GOLD HILL — Construction of a street-style skateboard park begins this week after more than 15 years of dreaming, planning and fundraising.
The Tom Fish Memorial Skate Park is being built at the city sports park along Highway 234, just a stone's throw from the trails that local skaters such as Sean Grinnell have used to skateboard for decades.
The park's namesake is Grinnell's uncle and the son of Mayor Jan Fish and her husband, Peter, who jump-started the project after Tom's death in 2009 at age 28 from a methadone overdose. Grinnell has fond memories of skating with his uncle, just six years his senior and a lifelong skateboarding and snowboarding enthusiast.
"I think it's a really great thing just to honor the memory of my uncle, but more importantly, for the kids in Gold Hill, and it's another great addition to the sports park down there," said Grinnell, 25.
He said it will be a big draw for local residents who have few options for places to skate.
A skateboard park had been in the city's master plan since the mid-1990s. City volunteers, the community group CanDO and grant writing efforts by Peter Fish and Parks Director Rob Lowe helped net $50,000 in donations and in-kind contributions, and a $105,000 state grant awarded in September.
Liquid Stone, a skate park and concrete design firm based in La Pine, designed the park so it could be expanded in future phases.
Grinnell met with his grandparents and local skaters to help determine what the new park would include. He said they are all features and obstacles Tom Fish would've enjoyed.
Interim City Manager Dale Shaddox said a pre-construction meeting was held Monday and site preparation was underway by Tuesday.
Jan Fish, a former city councilor whose term as mayor began Jan. 1, said she was excited local skaters would enjoy use of the park.
Peter Fish said he was eager to see funding for two additional phases of the park.

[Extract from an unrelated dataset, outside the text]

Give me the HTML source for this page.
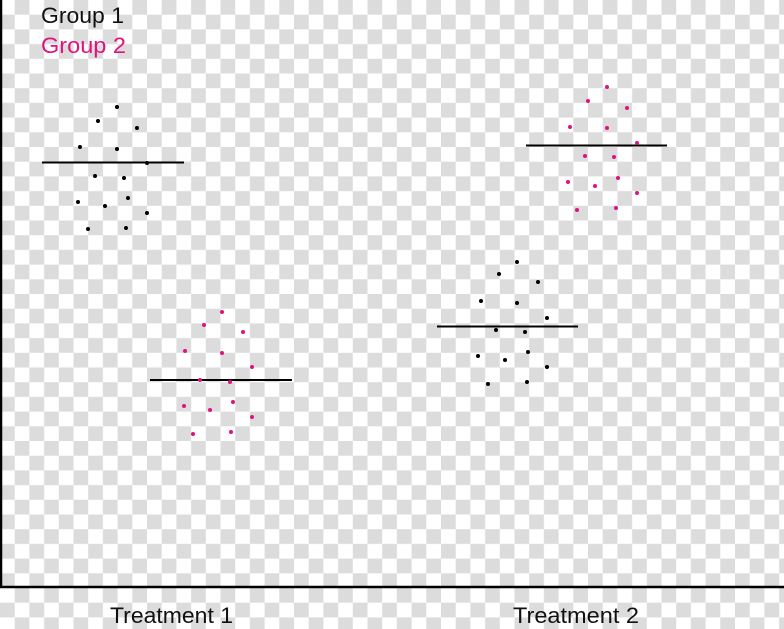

"Looking back about three years, it was quite a preoccupation for us to make this happen. We had to find a site and we had to get the blessing of the city, get CanDO to hold the funds for us and then just raise about $150,000," he said with a laugh.
"It turns out there was nothing to it actually."
On opening day, Fish said he anticipates his son to be smiling down on the new facility.
"I think this would please Tom because this park has street skaters in mind who just like normal obstacles you find in the city, like stairs and rails and curbs," he said.
"It's such a small town that it's kind of amazing we have that sports park there at all. I know Tom would be happy to see that this is finally going to happen for the kids."